Much has been written about the environmental impact of vertical gardens—insulating effects, carbon sequestration—but Blanc freely admits that’s not their greatest advantage. For one thing, they require non-environmentally friendly materials such as PVC to keep from disintegrating. For another, they consume energy and water—though when possible, Blanc recycles rainwater and gray water (all domestic waste water except sewage).

He says the primary role of vertical gardens is to bring greenery to the city at a time when more than half the planet lives in urban settings. “It’s a way of saying that all is not lost, man can coexist with nature,” he notes. What concerns him more than global warming—as he points out, plants love carbon dioxide anyway—is the widespread leveling of forests. “If you destroy the microforest in northern Palawan to plant sugarcane so you can put ethanol in your car, the Begonia blancii will disappear forever, without any chance to adapt.”

For a moment, he sounds like the Petit Prince worrying about his beloved rose.

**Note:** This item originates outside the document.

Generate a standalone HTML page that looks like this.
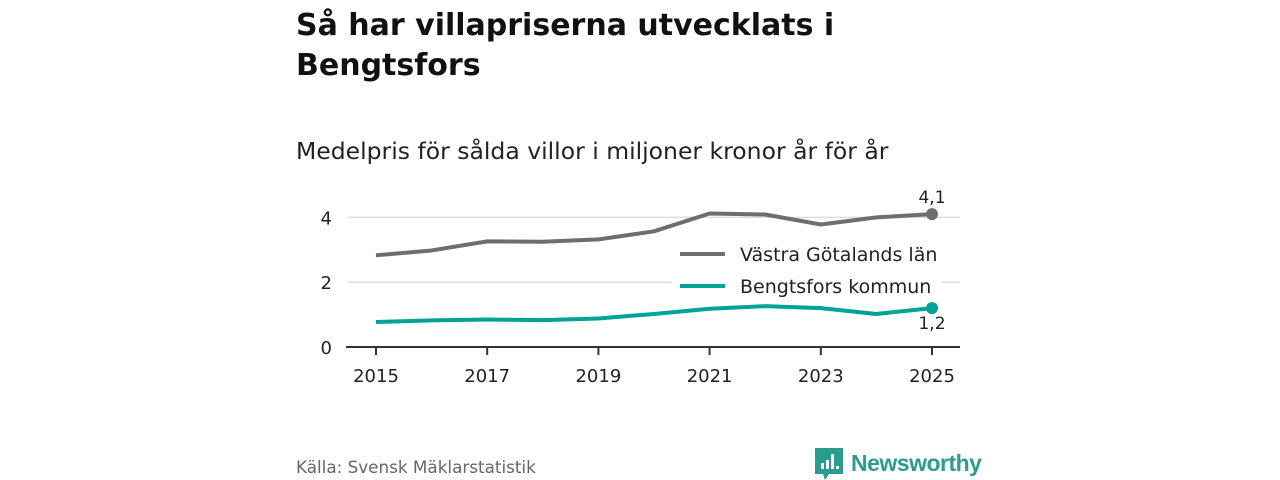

When I ask if there is a spiritual aspect to his work, he takes a long pause before answering: “If there weren’t, how could I create this?” He turns to look at the miraculous little world he has planted in his home. “Why else would I spend hours staring at it, looking at each leaf, instead of working?” In the métro going home, I open his book to read the inscription he has just written: “Stay faithful in love, for plants or people, it’s the same thing.”